-- Work required --
Transcribe all of the material below word for word and leave out its pictures.
### Given information
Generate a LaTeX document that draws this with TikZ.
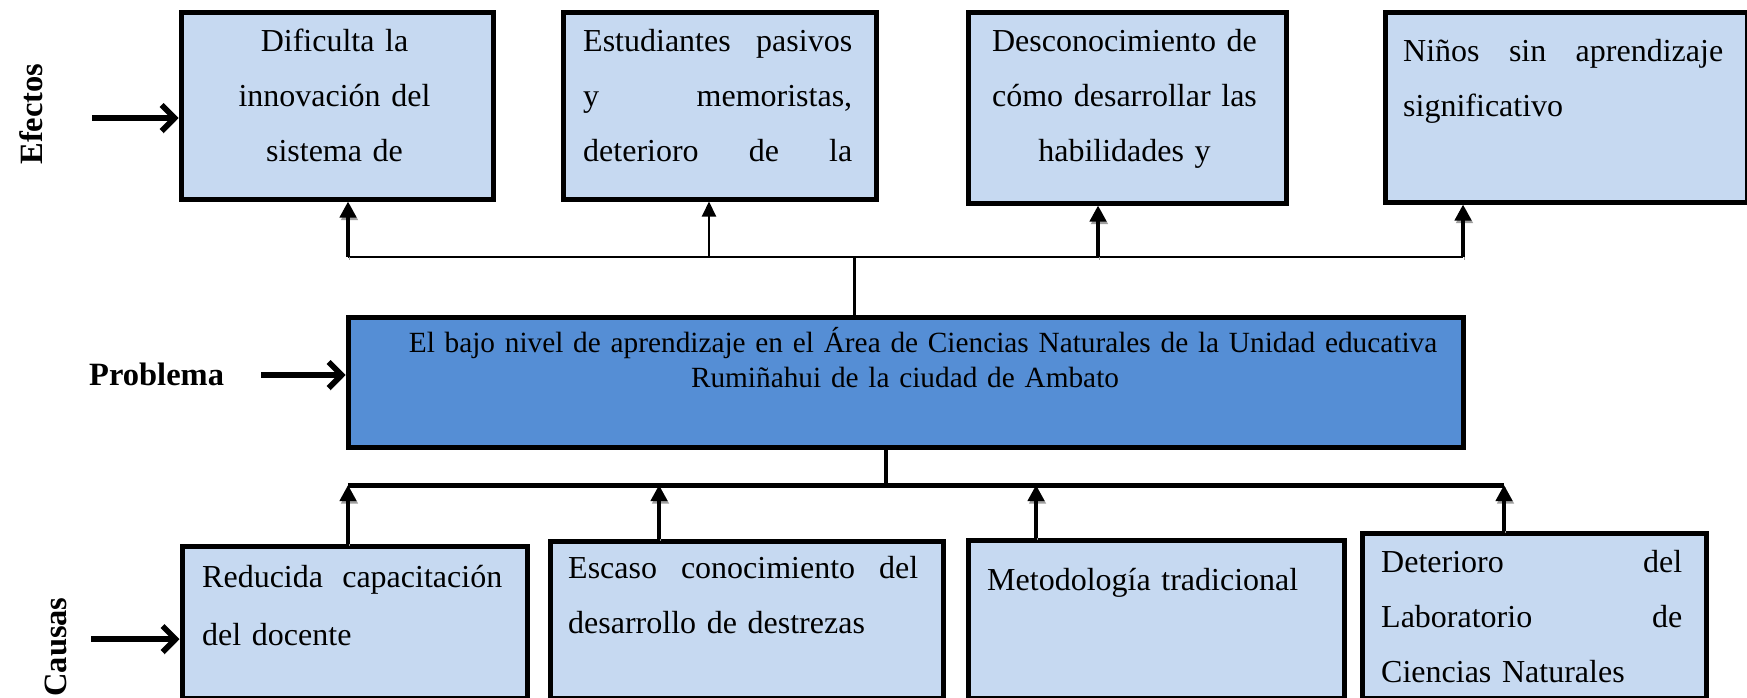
\documentclass[tikz,border=0pt]{standalone}
\usepackage{fontspec}
\setmainfont{Liberation Serif}
\usetikzlibrary{arrows.meta}
\definecolor{lightbox}{HTML}{C6D9F1}
\definecolor{probbox}{HTML}{558ED5}
\definecolor{shadowgray}{gray}{0.62}
\begin{document}
\begin{tikzpicture}[x=1pt,y=-1pt,
  ebox/.style={draw=black, line width=5pt, fill=lightbox, rectangle, inner sep=0pt, anchor=north west},
  pbox/.style={ebox, fill=probbox},
  boxtxt/.style={font=\fontsize{32}{55}\selectfont, inner sep=0pt},
  probtxt/.style={font=\fontsize{29.3}{35}\selectfont, inner sep=0pt, text width=1100pt, align=center},
  lbl/.style={font=\fontsize{32.5}{36}\selectfont\bfseries, inner sep=0pt},
  shadowed/.style={preaction={draw=shadowgray, transform canvas={shift={(1.5pt,-2.5pt)}}}},
  sidearrow/.style={line width=5.5pt, -{Straight Barb[length=13pt, width=26pt, line width=5.5pt]}, shadowed},
  uparrow/.style={line width=4.5pt, -{Triangle[length=16pt, width=16pt]}, shadowed},
  thinuparrow/.style={line width=2pt, -{Triangle[length=15pt, width=14pt]}},
  thinline/.style={line width=2pt},
  midline/.style={line width=3pt},
  thickline/.style={line width=5pt, shadowed},
  vline/.style={line width=4pt, shadowed}]
\useasboundingbox (0,0) rectangle (1747,698);

% effect boxes
\node[ebox, minimum width=312pt, minimum height=186pt] (e1) at (178.5,10.5) {};
\node[ebox, minimum width=313pt, minimum height=186pt] (e2) at (560.5,10.5) {};
\node[ebox, minimum width=318pt, minimum height=190pt] (e3) at (965.5,10.5) {};
\node[ebox, minimum width=362pt, minimum height=189pt] (e4) at (1382.5,10.5) {};

\node[boxtxt, anchor=base, text width=300pt, align=center] (te1) at (334.5,52)
  {Dificulta la\\innovación del\\sistema de};
\node[boxtxt, anchor=base west, text width=269pt, align=left] (te2) at (583,52)
  {Estudiantes\hfill pasivos\\y\hfill memoristas,\\deterioro\hfill de\hfill la};
\node[boxtxt, anchor=base, text width=310pt, align=center] (te3) at (1124.5,52)
  {Desconocimiento de\\cómo desarrollar las\\habilidades y};
\node[boxtxt, anchor=base west, text width=320pt, align=left] (te4) at (1403,62)
  {Niños\hfill sin\hfill aprendizaje\\significativo};

% problem box
\node[pbox, minimum width=1115pt, minimum height=130pt] (p) at (345.5,314.5) {};
\node[probtxt, anchor=base] (tp) at (905,352)
  {\hspace*{36pt}El bajo nivel de aprendizaje en el Área de Ciencias Naturales de la Unidad educativa\\Rumiñahui de la ciudad de Ambato};

% cause boxes
\node[ebox, minimum width=345pt, minimum height=152pt] (c1) at (179.5,543.5) {};
\node[ebox, minimum width=393pt, minimum height=157pt] (c2) at (547.5,538.5) {};
\node[ebox, minimum width=376pt, minimum height=158pt] (c3) at (965.5,537.5) {};
\node[ebox, minimum width=344pt, minimum height=165pt] (c4) at (1359.5,530.5) {};

\node[boxtxt, font=\fontsize{32}{58}\selectfont, anchor=base west, text width=300pt, align=left] (tc1) at (202,587)
  {Reducida\hfill capacitación\\del docente};
\node[boxtxt, anchor=base west, text width=350pt, align=left] (tc2) at (568,578)
  {Escaso\hfill conocimiento\hfill del\\desarrollo de destrezas};
\node[boxtxt, anchor=base west, text width=340pt, align=left] (tc3) at (987,590)
  {Metodología tradicional};
\node[boxtxt, anchor=base west, text width=301pt, align=left] (tc4) at (1381,572)
  {Deterioro\hfill del\\Laboratorio\hfill de\\Ciencias Naturales};

% side labels
\node[lbl, rotate=90] (lef) at (31,114) {Efectos};
\node[lbl, anchor=base west] (lpr) at (89,385) {Problema};
\node[lbl, rotate=90] (lca) at (56,647) {Causas};

% side arrows
\coordinate (ea) at (92,118);
\coordinate (pa) at (261,375);
\coordinate (ca) at (91,639);
\draw[sidearrow] (ea) -- (ea -| e1.west);
\draw[sidearrow] (pa) -- (pa -| p.west);
\draw[sidearrow] (ca) -- (ca -| c1.west);

% effects connectors
\coordinate (t1) at (348,257);
\coordinate (t2) at (709,257);
\coordinate (t3) at (1098,257);
\coordinate (t4) at (1463,257);
\coordinate (jt) at (854,257);
\draw[thinline] (t1) -- (t4);
\draw[midline] (jt |- p.north) -- (jt);
\draw[uparrow] (t1) -- (t1 |- e1.south);
\draw[thinuparrow] (t2) -- (t2 |- e2.south);
\draw[uparrow] (t3) -- (t3 |- e3.south);
\draw[uparrow] (t4) -- (t4 |- e4.south);

% causes connectors
\coordinate (b1) at (348,485);
\coordinate (b2) at (659,485);
\coordinate (b3) at (1036,485);
\coordinate (b4) at (1504,485);
\coordinate (jb) at (886,485);
\draw[vline] (jb |- p.south) -- (jb);
\draw[thickline] (b1) -- (b4);
\draw[uparrow] (b1 |- c1.north) -- (b1);
\draw[uparrow] (b2 |- c2.north) -- (b2);
\draw[uparrow] (b3 |- c3.north) -- (b3);
\draw[uparrow] (b4 |- c4.north) -- (b4);
\end{tikzpicture}
\end{document}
######
-- Finished task --
Generate a LaTeX document that draws this with TikZ.
\documentclass[tikz,border=0pt]{standalone}
\usepackage{fontspec}
\setmainfont{Liberation Serif}
\usetikzlibrary{arrows.meta}
\definecolor{lightbox}{HTML}{C6D9F1}
\definecolor{probbox}{HTML}{558ED5}
\definecolor{shadowgray}{gray}{0.62}
\begin{document}
\begin{tikzpicture}[x=1pt,y=-1pt,
  ebox/.style={draw=black, line width=5pt, fill=lightbox, rectangle, inner sep=0pt, anchor=north west},
  pbox/.style={ebox, fill=probbox},
  boxtxt/.style={font=\fontsize{32}{55}\selectfont, inner sep=0pt},
  probtxt/.style={font=\fontsize{29.3}{35}\selectfont, inner sep=0pt, text width=1100pt, align=center},
  lbl/.style={font=\fontsize{32.5}{36}\selectfont\bfseries, inner sep=0pt},
  shadowed/.style={preaction={draw=shadowgray, transform canvas={shift={(1.5pt,-2.5pt)}}}},
  sidearrow/.style={line width=5.5pt, -{Straight Barb[length=13pt, width=26pt, line width=5.5pt]}, shadowed},
  uparrow/.style={line width=4.5pt, -{Triangle[length=16pt, width=16pt]}, shadowed},
  thinuparrow/.style={line width=2pt, -{Triangle[length=15pt, width=14pt]}},
  thinline/.style={line width=2pt},
  midline/.style={line width=3pt},
  thickline/.style={line width=5pt, shadowed},
  vline/.style={line width=4pt, shadowed}]
\useasboundingbox (0,0) rectangle (1747,698);

% effect boxes
\node[ebox, minimum width=312pt, minimum height=186pt] (e1) at (178.5,10.5) {};
\node[ebox, minimum width=313pt, minimum height=186pt] (e2) at (560.5,10.5) {};
\node[ebox, minimum width=318pt, minimum height=190pt] (e3) at (965.5,10.5) {};
\node[ebox, minimum width=362pt, minimum height=189pt] (e4) at (1382.5,10.5) {};

\node[boxtxt, anchor=base, text width=300pt, align=center] (te1) at (334.5,52)
  {Dificulta la\\innovación del\\sistema de};
\node[boxtxt, anchor=base west, text width=269pt, align=left] (te2) at (583,52)
  {Estudiantes\hfill pasivos\\y\hfill memoristas,\\deterioro\hfill de\hfill la};
\node[boxtxt, anchor=base, text width=310pt, align=center] (te3) at (1124.5,52)
  {Desconocimiento de\\cómo desarrollar las\\habilidades y};
\node[boxtxt, anchor=base west, text width=320pt, align=left] (te4) at (1403,62)
  {Niños\hfill sin\hfill aprendizaje\\significativo};

% problem box
\node[pbox, minimum width=1115pt, minimum height=130pt] (p) at (345.5,314.5) {};
\node[probtxt, anchor=base] (tp) at (905,352)
  {\hspace*{36pt}El bajo nivel de aprendizaje en el Área de Ciencias Naturales de la Unidad educativa\\Rumiñahui de la ciudad de Ambato};

% cause boxes
\node[ebox, minimum width=345pt, minimum height=152pt] (c1) at (179.5,543.5) {};
\node[ebox, minimum width=393pt, minimum height=157pt] (c2) at (547.5,538.5) {};
\node[ebox, minimum width=376pt, minimum height=158pt] (c3) at (965.5,537.5) {};
\node[ebox, minimum width=344pt, minimum height=165pt] (c4) at (1359.5,530.5) {};

\node[boxtxt, font=\fontsize{32}{58}\selectfont, anchor=base west, text width=300pt, align=left] (tc1) at (202,587)
  {Reducida\hfill capacitación\\del docente};
\node[boxtxt, anchor=base west, text width=350pt, align=left] (tc2) at (568,578)
  {Escaso\hfill conocimiento\hfill del\\desarrollo de destrezas};
\node[boxtxt, anchor=base west, text width=340pt, align=left] (tc3) at (987,590)
  {Metodología tradicional};
\node[boxtxt, anchor=base west, text width=301pt, align=left] (tc4) at (1381,572)
  {Deterioro\hfill del\\Laboratorio\hfill de\\Ciencias Naturales};

% side labels
\node[lbl, rotate=90] (lef) at (31,114) {Efectos};
\node[lbl, anchor=base west] (lpr) at (89,385) {Problema};
\node[lbl, rotate=90] (lca) at (56,647) {Causas};

% side arrows
\coordinate (ea) at (92,118);
\coordinate (pa) at (261,375);
\coordinate (ca) at (91,639);
\draw[sidearrow] (ea) -- (ea -| e1.west);
\draw[sidearrow] (pa) -- (pa -| p.west);
\draw[sidearrow] (ca) -- (ca -| c1.west);

% effects connectors
\coordinate (t1) at (348,257);
\coordinate (t2) at (709,257);
\coordinate (t3) at (1098,257);
\coordinate (t4) at (1463,257);
\coordinate (jt) at (854,257);
\draw[thinline] (t1) -- (t4);
\draw[midline] (jt |- p.north) -- (jt);
\draw[uparrow] (t1) -- (t1 |- e1.south);
\draw[thinuparrow] (t2) -- (t2 |- e2.south);
\draw[uparrow] (t3) -- (t3 |- e3.south);
\draw[uparrow] (t4) -- (t4 |- e4.south);

% causes connectors
\coordinate (b1) at (348,485);
\coordinate (b2) at (659,485);
\coordinate (b3) at (1036,485);
\coordinate (b4) at (1504,485);
\coordinate (jb) at (886,485);
\draw[vline] (jb |- p.south) -- (jb);
\draw[thickline] (b1) -- (b4);
\draw[uparrow] (b1 |- c1.north) -- (b1);
\draw[uparrow] (b2 |- c2.north) -- (b2);
\draw[uparrow] (b3 |- c3.north) -- (b3);
\draw[uparrow] (b4 |- c4.north) -- (b4);
\end{tikzpicture}
\end{document}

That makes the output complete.